RECORDED INFORMATION
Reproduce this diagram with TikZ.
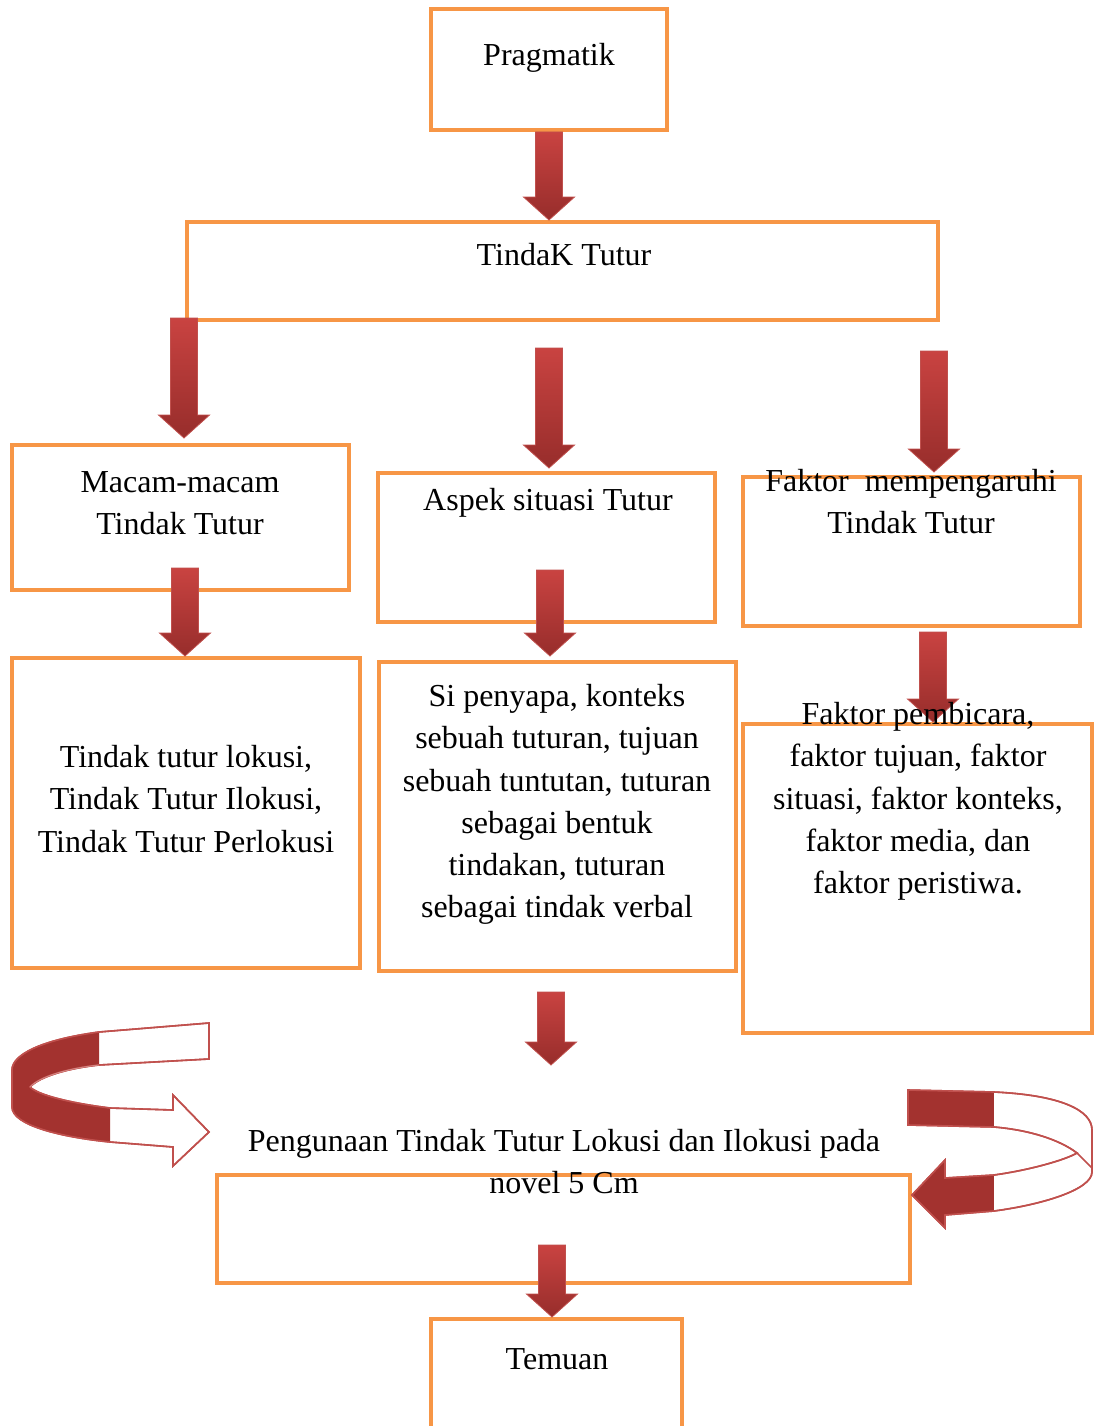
\documentclass[tikz,border=0pt]{standalone}
\usepackage{fontspec}
\setmainfont{Liberation Serif}
\usetikzlibrary{calc}
\definecolor{boxorange}{HTML}{F79646}
\definecolor{arrowred}{HTML}{C0504D}
\definecolor{arrowtop}{HTML}{C94341}
\definecolor{arrowbot}{HTML}{972D2B}
\definecolor{ribbondark}{HTML}{A3322F}

\newcommand{\blockarr}[2]{%
\path[arrowfill] let \p1=#1, \p2=#2 in
 (\x1-13.5pt,\y1) -- (\x1+13.5pt,\y1) -- (\x1+13.5pt,\y2+23pt) -- (\x1+25.5pt,\y2+23pt)
 -- (\x1,\y2) -- (\x1-25.5pt,\y2+23pt) -- (\x1-13.5pt,\y2+23pt) -- cycle;}

\def\leftribbon{(209,1023) -- (99,1032) .. controls (40,1040) and (12,1055) .. (12,1070)
 -- (12,1107) .. controls (12,1125) and (60,1137) .. (110,1142) -- (173,1147)
 -- (173,1166) -- (209,1132) -- (173,1095) -- (173,1110) -- (110,1108)
 .. controls (70,1103) and (38,1095) .. (30,1087) .. controls (40,1076) and (70,1068) .. (99,1065)
 -- (209,1059) -- cycle}
\def\rightribbon{(908,1090) -- (994,1092) .. controls (1060,1095) and (1092,1110) .. (1092,1130)
 -- (1092,1172) .. controls (1092,1190) and (1040,1205) .. (994,1211) -- (945,1215)
 -- (945,1228) -- (912,1195) -- (945,1160) -- (945,1178) -- (994,1175)
 .. controls (1030,1170) and (1065,1160) .. (1077,1153) .. controls (1060,1140) and (1030,1130) .. (994,1127)
 -- (908,1125) -- cycle}

\begin{document}
\begin{tikzpicture}[x=1pt, y=-1pt,
 box/.style={draw=boxorange, line width=4pt, inner sep=0pt},
 txt/.style={align=center, inner sep=0pt, anchor=north, font=\fontsize{32pt}{42.3pt}\selectfont},
 arrowfill/.style={shade, top color=arrowtop, bottom color=arrowbot, draw=arrowred, line width=0.8pt},
 ribbon/.style={draw=arrowred, line width=1.6pt, fill=white}]
\useasboundingbox (0,0) rectangle (1096,1426);
\clip (0,0) rectangle (1096,1426);

% boxes
\node[box, minimum width=236pt, minimum height=121pt] (prag) at (549,69.5) {};
\node[box, minimum width=751pt, minimum height=98pt] (tindak) at (562.5,271) {};
\node[box, minimum width=337pt, minimum height=145pt] (macam) at (180.5,517.5) {};
\node[box, minimum width=337pt, minimum height=149pt] (aspek) at (546.5,547.5) {};
\node[box, minimum width=337pt, minimum height=149pt] (faktor) at (911.5,551.5) {};
\node[box, minimum width=348pt, minimum height=310pt] (lokusi) at (186,813) {};
\node[box, minimum width=357pt, minimum height=309pt] (penyapa) at (557.5,816.5) {};
\node[box, minimum width=349pt, minimum height=309pt] (pembicara) at (917.5,878.5) {};
\node[box, minimum width=693pt, minimum height=108pt] (pengunaan) at (563.5,1229) {};
\node[box, minimum width=251pt, minimum height=135pt] (temuan) at (556.5,1386.5) {};

% block arrows
\coordinate (a2-top) at (184,318);  \coordinate (a2-tip) at (184,438);
\coordinate (a3-top) at (549,348);  \coordinate (a3-tip) at (549,468);
\coordinate (a4-top) at (934,351);  \coordinate (a4-tip) at (934,472);
\coordinate (a5-top) at (185,568);  \coordinate (a5-tip) at (185,656);
\coordinate (a6-top) at (550,570);  \coordinate (a6-tip) at (550,656);
\coordinate (a7-top) at (933,632);  \coordinate (a7-tip) at (933,722);
\coordinate (a8-top) at (551,992);  \coordinate (a8-tip) at (551,1065);
\coordinate (a9-top) at (552,1245); \coordinate (a9-tip) at (552,1317);
\blockarr{(prag.south)}{(tindak.north)}
\foreach \arr in {a2,a3,a4,a5,a6,a7,a8,a9}
  \blockarr{(\arr-top)}{(\arr-tip)};

% curved arrows
\draw[ribbon] \leftribbon;
\begin{scope}
\clip \leftribbon;
\fill[ribbondark] (0,1000) -- (99,1000) -- (99,1087) -- (110,1087) -- (110,1170) -- (0,1170) -- cycle;
\end{scope}
\draw[arrowred, line width=1.6pt] \leftribbon;
\draw[arrowred!70, line width=1pt] (30,1087) .. controls (40,1076) and (70,1068) .. (99,1065);

\draw[ribbon] \rightribbon;
\begin{scope}
\clip \rightribbon;
\fill[ribbondark] (900,1080) -- (994,1080) -- (994,1240) -- (900,1240) -- cycle;
\end{scope}
\draw[arrowred, line width=1.6pt] \rightribbon;
\draw[arrowred, line width=1.6pt] (1077,1153) -- (1092,1168);

% texts
\node[txt] (pragtxt) at (549,43) {Pragmatik};
\node[txt] (tindaktxt) at (564,243) {TindaK Tutur};
\node[txt] (macamtxt) at (180,471) {Macam-macam\\Tindak Tutur};
\node[txt] (aspektxt) at (548,488) {Aspek situasi Tutur};
\node[txt] (faktortxt) at (911,469) {Faktor\ \ mempengaruhi\\Tindak Tutur};
\node[txt] (lokusitxt) at (186,745) {Tindak tutur lokusi,\\Tindak Tutur Ilokusi,\\Tindak Tutur Perlokusi};
\node[txt] (penyapatxt) at (557,684) {Si penyapa, konteks\\sebuah tuturan, tujuan\\sebuah tuntutan, tuturan\\sebagai bentuk\\tindakan, tuturan\\sebagai tindak verbal};
\node[txt] (pembicaratxt) at (918,702) {Faktor pembicara,\\faktor tujuan, faktor\\situasi, faktor konteks,\\faktor media, dan\\faktor peristiwa.};
\node[txt] (pengunaantxt) at (564,1129) {Pengunaan Tindak Tutur Lokusi dan Ilokusi pada\\novel 5 Cm};
\node[txt] (temuantxt) at (557,1348) {Temuan};
\end{tikzpicture}
\end{document}
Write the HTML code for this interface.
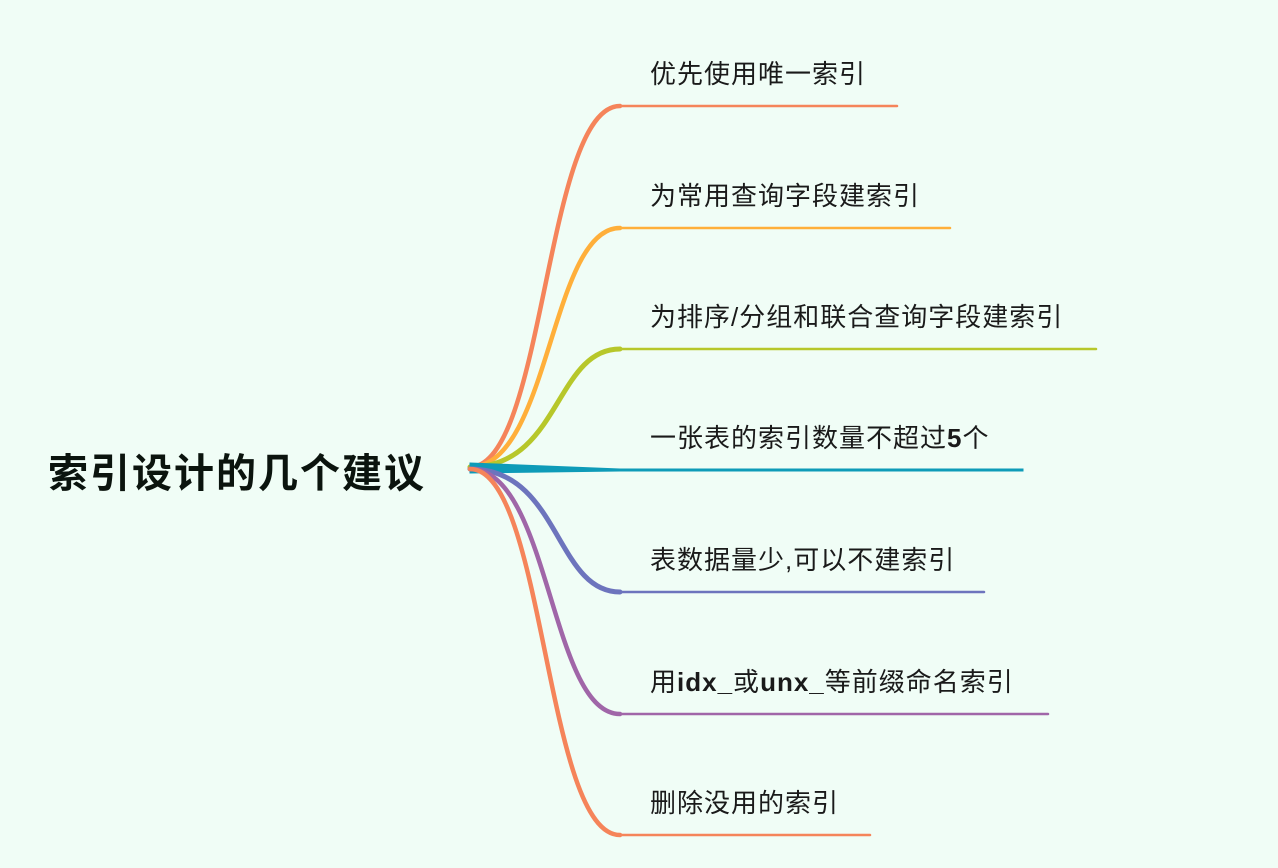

OBJECTIVE
Transcribe all the lines above exactly, apart from the pictures.

COMPLETE RESPONSE
Reproduce this diagram with TikZ.
\documentclass[tikz,border=0pt]{standalone}
\usepackage{fontspec}
\setmainfont{Liberation Serif}
\usetikzlibrary{calc}
\definecolor{boxorange}{HTML}{F79646}
\definecolor{arrowred}{HTML}{C0504D}
\definecolor{arrowtop}{HTML}{C94341}
\definecolor{arrowbot}{HTML}{972D2B}
\definecolor{ribbondark}{HTML}{A3322F}

\newcommand{\blockarr}[2]{%
\path[arrowfill] let \p1=#1, \p2=#2 in
 (\x1-13.5pt,\y1) -- (\x1+13.5pt,\y1) -- (\x1+13.5pt,\y2+23pt) -- (\x1+25.5pt,\y2+23pt)
 -- (\x1,\y2) -- (\x1-25.5pt,\y2+23pt) -- (\x1-13.5pt,\y2+23pt) -- cycle;}

\def\leftribbon{(209,1023) -- (99,1032) .. controls (40,1040) and (12,1055) .. (12,1070)
 -- (12,1107) .. controls (12,1125) and (60,1137) .. (110,1142) -- (173,1147)
 -- (173,1166) -- (209,1132) -- (173,1095) -- (173,1110) -- (110,1108)
 .. controls (70,1103) and (38,1095) .. (30,1087) .. controls (40,1076) and (70,1068) .. (99,1065)
 -- (209,1059) -- cycle}
\def\rightribbon{(908,1090) -- (994,1092) .. controls (1060,1095) and (1092,1110) .. (1092,1130)
 -- (1092,1172) .. controls (1092,1190) and (1040,1205) .. (994,1211) -- (945,1215)
 -- (945,1228) -- (912,1195) -- (945,1160) -- (945,1178) -- (994,1175)
 .. controls (1030,1170) and (1065,1160) .. (1077,1153) .. controls (1060,1140) and (1030,1130) .. (994,1127)
 -- (908,1125) -- cycle}

\begin{document}
\begin{tikzpicture}[x=1pt, y=-1pt,
 box/.style={draw=boxorange, line width=4pt, inner sep=0pt},
 txt/.style={align=center, inner sep=0pt, anchor=north, font=\fontsize{32pt}{42.3pt}\selectfont},
 arrowfill/.style={shade, top color=arrowtop, bottom color=arrowbot, draw=arrowred, line width=0.8pt},
 ribbon/.style={draw=arrowred, line width=1.6pt, fill=white}]
\useasboundingbox (0,0) rectangle (1096,1426);
\clip (0,0) rectangle (1096,1426);

% boxes
\node[box, minimum width=236pt, minimum height=121pt] (prag) at (549,69.5) {};
\node[box, minimum width=751pt, minimum height=98pt] (tindak) at (562.5,271) {};
\node[box, minimum width=337pt, minimum height=145pt] (macam) at (180.5,517.5) {};
\node[box, minimum width=337pt, minimum height=149pt] (aspek) at (546.5,547.5) {};
\node[box, minimum width=337pt, minimum height=149pt] (faktor) at (911.5,551.5) {};
\node[box, minimum width=348pt, minimum height=310pt] (lokusi) at (186,813) {};
\node[box, minimum width=357pt, minimum height=309pt] (penyapa) at (557.5,816.5) {};
\node[box, minimum width=349pt, minimum height=309pt] (pembicara) at (917.5,878.5) {};
\node[box, minimum width=693pt, minimum height=108pt] (pengunaan) at (563.5,1229) {};
\node[box, minimum width=251pt, minimum height=135pt] (temuan) at (556.5,1386.5) {};

% block arrows
\coordinate (a2-top) at (184,318);  \coordinate (a2-tip) at (184,438);
\coordinate (a3-top) at (549,348);  \coordinate (a3-tip) at (549,468);
\coordinate (a4-top) at (934,351);  \coordinate (a4-tip) at (934,472);
\coordinate (a5-top) at (185,568);  \coordinate (a5-tip) at (185,656);
\coordinate (a6-top) at (550,570);  \coordinate (a6-tip) at (550,656);
\coordinate (a7-top) at (933,632);  \coordinate (a7-tip) at (933,722);
\coordinate (a8-top) at (551,992);  \coordinate (a8-tip) at (551,1065);
\coordinate (a9-top) at (552,1245); \coordinate (a9-tip) at (552,1317);
\blockarr{(prag.south)}{(tindak.north)}
\foreach \arr in {a2,a3,a4,a5,a6,a7,a8,a9}
  \blockarr{(\arr-top)}{(\arr-tip)};

% curved arrows
\draw[ribbon] \leftribbon;
\begin{scope}
\clip \leftribbon;
\fill[ribbondark] (0,1000) -- (99,1000) -- (99,1087) -- (110,1087) -- (110,1170) -- (0,1170) -- cycle;
\end{scope}
\draw[arrowred, line width=1.6pt] \leftribbon;
\draw[arrowred!70, line width=1pt] (30,1087) .. controls (40,1076) and (70,1068) .. (99,1065);

\draw[ribbon] \rightribbon;
\begin{scope}
\clip \rightribbon;
\fill[ribbondark] (900,1080) -- (994,1080) -- (994,1240) -- (900,1240) -- cycle;
\end{scope}
\draw[arrowred, line width=1.6pt] \rightribbon;
\draw[arrowred, line width=1.6pt] (1077,1153) -- (1092,1168);

% texts
\node[txt] (pragtxt) at (549,43) {Pragmatik};
\node[txt] (tindaktxt) at (564,243) {TindaK Tutur};
\node[txt] (macamtxt) at (180,471) {Macam-macam\\Tindak Tutur};
\node[txt] (aspektxt) at (548,488) {Aspek situasi Tutur};
\node[txt] (faktortxt) at (911,469) {Faktor\ \ mempengaruhi\\Tindak Tutur};
\node[txt] (lokusitxt) at (186,745) {Tindak tutur lokusi,\\Tindak Tutur Ilokusi,\\Tindak Tutur Perlokusi};
\node[txt] (penyapatxt) at (557,684) {Si penyapa, konteks\\sebuah tuturan, tujuan\\sebuah tuntutan, tuturan\\sebagai bentuk\\tindakan, tuturan\\sebagai tindak verbal};
\node[txt] (pembicaratxt) at (918,702) {Faktor pembicara,\\faktor tujuan, faktor\\situasi, faktor konteks,\\faktor media, dan\\faktor peristiwa.};
\node[txt] (pengunaantxt) at (564,1129) {Pengunaan Tindak Tutur Lokusi dan Ilokusi pada\\novel 5 Cm};
\node[txt] (temuantxt) at (557,1348) {Temuan};
\end{tikzpicture}
\end{document}
Write the HTML code for this interface.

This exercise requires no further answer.